> _What to do_
Start at the line containing "Recreate this image" and stop at the line containing "s2_10_err = [0.46, 0.02, 0.26, 0.0, 0.16]"; copy those lines exactly, both ends included, and no others.

__________

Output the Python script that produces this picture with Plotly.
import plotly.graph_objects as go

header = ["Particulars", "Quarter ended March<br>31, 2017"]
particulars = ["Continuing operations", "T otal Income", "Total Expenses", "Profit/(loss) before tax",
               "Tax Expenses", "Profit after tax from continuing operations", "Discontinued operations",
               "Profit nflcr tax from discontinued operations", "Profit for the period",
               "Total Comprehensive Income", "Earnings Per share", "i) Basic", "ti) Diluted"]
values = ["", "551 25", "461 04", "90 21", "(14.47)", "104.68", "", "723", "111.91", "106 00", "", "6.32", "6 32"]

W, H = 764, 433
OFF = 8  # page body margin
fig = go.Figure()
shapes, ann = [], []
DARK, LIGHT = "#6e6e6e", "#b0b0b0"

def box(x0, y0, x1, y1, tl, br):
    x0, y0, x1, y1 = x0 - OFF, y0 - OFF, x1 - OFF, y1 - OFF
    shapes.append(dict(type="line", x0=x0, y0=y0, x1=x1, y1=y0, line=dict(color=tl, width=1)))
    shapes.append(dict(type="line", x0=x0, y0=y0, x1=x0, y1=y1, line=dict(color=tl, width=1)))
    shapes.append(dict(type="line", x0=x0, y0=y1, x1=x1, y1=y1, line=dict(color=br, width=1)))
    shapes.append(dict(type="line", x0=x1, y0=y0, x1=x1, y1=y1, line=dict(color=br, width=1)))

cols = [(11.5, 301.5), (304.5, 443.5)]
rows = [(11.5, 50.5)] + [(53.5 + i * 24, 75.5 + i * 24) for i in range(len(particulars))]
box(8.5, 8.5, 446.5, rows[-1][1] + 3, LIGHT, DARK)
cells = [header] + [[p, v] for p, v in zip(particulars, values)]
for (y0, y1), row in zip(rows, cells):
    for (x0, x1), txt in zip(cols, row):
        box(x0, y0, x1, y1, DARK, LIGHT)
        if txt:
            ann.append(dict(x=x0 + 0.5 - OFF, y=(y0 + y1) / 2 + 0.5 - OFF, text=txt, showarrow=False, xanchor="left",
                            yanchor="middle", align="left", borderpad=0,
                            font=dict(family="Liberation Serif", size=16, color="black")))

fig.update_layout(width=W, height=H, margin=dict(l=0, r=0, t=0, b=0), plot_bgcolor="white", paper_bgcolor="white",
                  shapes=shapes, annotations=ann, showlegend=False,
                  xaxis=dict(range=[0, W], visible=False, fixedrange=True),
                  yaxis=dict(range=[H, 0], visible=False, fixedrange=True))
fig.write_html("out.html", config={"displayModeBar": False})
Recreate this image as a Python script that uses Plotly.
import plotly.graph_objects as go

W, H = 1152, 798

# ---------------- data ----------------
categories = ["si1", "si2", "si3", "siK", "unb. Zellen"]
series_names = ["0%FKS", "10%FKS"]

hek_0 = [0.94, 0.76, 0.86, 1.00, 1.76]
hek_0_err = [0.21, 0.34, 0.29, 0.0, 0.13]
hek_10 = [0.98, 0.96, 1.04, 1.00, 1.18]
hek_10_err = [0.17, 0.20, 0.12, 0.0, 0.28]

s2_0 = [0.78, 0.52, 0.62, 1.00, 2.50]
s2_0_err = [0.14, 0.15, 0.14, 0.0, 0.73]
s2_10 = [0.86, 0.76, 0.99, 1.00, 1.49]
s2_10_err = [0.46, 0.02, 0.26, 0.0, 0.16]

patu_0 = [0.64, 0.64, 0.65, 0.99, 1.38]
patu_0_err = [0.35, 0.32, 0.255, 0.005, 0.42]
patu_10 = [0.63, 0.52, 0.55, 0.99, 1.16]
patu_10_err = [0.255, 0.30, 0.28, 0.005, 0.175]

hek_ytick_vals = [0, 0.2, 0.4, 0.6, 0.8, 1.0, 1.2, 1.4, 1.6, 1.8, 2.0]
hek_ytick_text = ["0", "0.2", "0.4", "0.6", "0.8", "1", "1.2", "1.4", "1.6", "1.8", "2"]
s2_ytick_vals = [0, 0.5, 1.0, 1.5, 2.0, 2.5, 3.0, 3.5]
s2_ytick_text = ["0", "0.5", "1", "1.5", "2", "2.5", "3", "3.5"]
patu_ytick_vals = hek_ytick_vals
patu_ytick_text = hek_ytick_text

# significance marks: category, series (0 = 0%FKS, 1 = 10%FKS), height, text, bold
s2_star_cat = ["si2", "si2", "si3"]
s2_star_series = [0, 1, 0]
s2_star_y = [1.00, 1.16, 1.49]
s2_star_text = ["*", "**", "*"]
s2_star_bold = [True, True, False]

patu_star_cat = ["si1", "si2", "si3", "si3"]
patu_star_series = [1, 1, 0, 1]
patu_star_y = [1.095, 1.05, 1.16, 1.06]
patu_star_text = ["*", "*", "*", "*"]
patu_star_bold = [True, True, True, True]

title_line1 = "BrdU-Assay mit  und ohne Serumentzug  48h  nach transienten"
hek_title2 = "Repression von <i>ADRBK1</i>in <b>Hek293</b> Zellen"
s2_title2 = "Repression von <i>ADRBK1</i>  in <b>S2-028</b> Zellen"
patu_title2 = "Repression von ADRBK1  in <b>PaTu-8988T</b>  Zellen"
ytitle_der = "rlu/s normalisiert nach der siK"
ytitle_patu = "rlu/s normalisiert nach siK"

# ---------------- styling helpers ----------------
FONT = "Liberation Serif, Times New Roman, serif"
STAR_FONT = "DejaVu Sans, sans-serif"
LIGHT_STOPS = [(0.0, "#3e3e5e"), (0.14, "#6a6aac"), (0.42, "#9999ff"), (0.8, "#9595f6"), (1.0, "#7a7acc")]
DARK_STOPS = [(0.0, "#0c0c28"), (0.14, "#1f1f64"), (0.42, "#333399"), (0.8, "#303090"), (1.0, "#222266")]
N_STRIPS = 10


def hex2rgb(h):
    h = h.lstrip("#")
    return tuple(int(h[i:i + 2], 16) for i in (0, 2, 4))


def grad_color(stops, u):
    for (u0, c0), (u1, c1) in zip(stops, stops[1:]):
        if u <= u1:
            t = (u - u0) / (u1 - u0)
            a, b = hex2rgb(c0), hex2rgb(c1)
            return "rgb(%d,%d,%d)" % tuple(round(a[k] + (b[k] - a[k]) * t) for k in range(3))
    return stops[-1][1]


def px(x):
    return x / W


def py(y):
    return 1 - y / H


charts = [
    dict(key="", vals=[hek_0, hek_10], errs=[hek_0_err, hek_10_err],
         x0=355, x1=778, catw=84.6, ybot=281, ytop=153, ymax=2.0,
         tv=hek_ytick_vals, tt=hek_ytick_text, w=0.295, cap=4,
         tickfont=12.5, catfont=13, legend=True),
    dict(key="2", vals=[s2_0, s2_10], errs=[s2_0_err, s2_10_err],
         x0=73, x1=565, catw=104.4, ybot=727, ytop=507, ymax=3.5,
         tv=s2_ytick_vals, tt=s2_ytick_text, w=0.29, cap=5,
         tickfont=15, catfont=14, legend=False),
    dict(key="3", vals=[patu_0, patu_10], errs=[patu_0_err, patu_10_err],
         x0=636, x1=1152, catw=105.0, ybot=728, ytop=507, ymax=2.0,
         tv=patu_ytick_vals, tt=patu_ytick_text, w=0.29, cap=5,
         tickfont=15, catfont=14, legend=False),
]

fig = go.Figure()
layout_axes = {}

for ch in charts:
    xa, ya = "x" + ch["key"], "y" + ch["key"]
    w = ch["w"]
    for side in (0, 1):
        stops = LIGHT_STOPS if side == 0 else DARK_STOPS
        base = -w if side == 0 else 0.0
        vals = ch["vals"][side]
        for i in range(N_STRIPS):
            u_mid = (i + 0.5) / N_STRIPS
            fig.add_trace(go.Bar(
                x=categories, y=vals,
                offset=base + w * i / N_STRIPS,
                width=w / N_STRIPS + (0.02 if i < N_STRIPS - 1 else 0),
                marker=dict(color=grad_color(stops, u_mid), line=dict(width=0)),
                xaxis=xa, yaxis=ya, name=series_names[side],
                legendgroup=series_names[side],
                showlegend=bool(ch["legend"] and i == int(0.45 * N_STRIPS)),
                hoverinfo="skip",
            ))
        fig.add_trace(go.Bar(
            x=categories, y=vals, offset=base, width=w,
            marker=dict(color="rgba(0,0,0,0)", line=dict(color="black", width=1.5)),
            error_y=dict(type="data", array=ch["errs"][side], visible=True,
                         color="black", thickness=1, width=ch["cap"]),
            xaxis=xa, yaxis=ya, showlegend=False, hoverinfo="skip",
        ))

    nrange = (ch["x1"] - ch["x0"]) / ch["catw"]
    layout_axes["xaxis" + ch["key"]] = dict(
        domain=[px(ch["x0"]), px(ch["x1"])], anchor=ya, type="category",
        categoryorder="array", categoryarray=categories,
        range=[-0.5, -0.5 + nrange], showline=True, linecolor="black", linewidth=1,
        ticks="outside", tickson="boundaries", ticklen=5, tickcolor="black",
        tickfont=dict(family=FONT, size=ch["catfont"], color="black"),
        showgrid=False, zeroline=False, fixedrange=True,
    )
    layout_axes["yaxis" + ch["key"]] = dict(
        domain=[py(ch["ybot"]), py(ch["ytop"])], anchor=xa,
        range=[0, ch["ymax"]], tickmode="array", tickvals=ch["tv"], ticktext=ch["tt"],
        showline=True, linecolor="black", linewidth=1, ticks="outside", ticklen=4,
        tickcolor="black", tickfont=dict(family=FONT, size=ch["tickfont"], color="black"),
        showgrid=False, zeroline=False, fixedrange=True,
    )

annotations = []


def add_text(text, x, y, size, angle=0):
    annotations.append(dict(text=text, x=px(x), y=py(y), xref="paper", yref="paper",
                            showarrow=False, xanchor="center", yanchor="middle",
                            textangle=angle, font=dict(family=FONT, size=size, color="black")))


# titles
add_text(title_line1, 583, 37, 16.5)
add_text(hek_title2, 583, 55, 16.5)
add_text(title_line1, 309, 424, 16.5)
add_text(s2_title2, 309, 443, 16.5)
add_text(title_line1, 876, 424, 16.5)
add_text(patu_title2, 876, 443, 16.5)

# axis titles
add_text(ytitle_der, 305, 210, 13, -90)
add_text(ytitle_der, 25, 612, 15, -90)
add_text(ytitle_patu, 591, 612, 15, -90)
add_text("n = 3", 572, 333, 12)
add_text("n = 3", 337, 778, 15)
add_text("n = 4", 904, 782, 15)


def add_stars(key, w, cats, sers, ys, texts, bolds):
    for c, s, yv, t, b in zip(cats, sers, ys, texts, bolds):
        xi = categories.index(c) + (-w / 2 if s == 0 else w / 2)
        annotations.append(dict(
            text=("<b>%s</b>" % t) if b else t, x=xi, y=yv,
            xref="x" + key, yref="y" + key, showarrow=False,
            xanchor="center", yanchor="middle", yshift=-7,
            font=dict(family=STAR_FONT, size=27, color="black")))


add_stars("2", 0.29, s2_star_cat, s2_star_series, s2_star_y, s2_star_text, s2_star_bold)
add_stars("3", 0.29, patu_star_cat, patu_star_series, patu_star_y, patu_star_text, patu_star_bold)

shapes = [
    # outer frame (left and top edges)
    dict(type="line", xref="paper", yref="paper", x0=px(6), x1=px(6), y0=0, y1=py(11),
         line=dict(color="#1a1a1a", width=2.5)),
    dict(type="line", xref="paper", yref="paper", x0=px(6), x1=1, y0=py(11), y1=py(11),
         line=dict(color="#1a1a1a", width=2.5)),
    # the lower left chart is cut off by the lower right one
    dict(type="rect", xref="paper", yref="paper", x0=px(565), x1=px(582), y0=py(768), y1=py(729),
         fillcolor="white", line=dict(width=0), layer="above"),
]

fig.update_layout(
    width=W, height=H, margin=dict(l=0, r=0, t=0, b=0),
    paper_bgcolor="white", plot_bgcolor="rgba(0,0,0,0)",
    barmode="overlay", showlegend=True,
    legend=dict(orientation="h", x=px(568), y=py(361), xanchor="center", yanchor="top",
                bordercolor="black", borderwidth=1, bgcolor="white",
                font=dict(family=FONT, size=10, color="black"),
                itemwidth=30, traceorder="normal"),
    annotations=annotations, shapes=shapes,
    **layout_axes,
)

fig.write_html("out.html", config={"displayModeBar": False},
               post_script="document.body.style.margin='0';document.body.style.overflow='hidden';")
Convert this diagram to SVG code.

__________

> _Solved exercise_
Recreate this image as a Python script that uses Plotly.
import plotly.graph_objects as go

W, H = 1152, 798

# ---------------- data ----------------
categories = ["si1", "si2", "si3", "siK", "unb. Zellen"]
series_names = ["0%FKS", "10%FKS"]

hek_0 = [0.94, 0.76, 0.86, 1.00, 1.76]
hek_0_err = [0.21, 0.34, 0.29, 0.0, 0.13]
hek_10 = [0.98, 0.96, 1.04, 1.00, 1.18]
hek_10_err = [0.17, 0.20, 0.12, 0.0, 0.28]

s2_0 = [0.78, 0.52, 0.62, 1.00, 2.50]
s2_0_err = [0.14, 0.15, 0.14, 0.0, 0.73]
s2_10 = [0.86, 0.76, 0.99, 1.00, 1.49]
s2_10_err = [0.46, 0.02, 0.26, 0.0, 0.16]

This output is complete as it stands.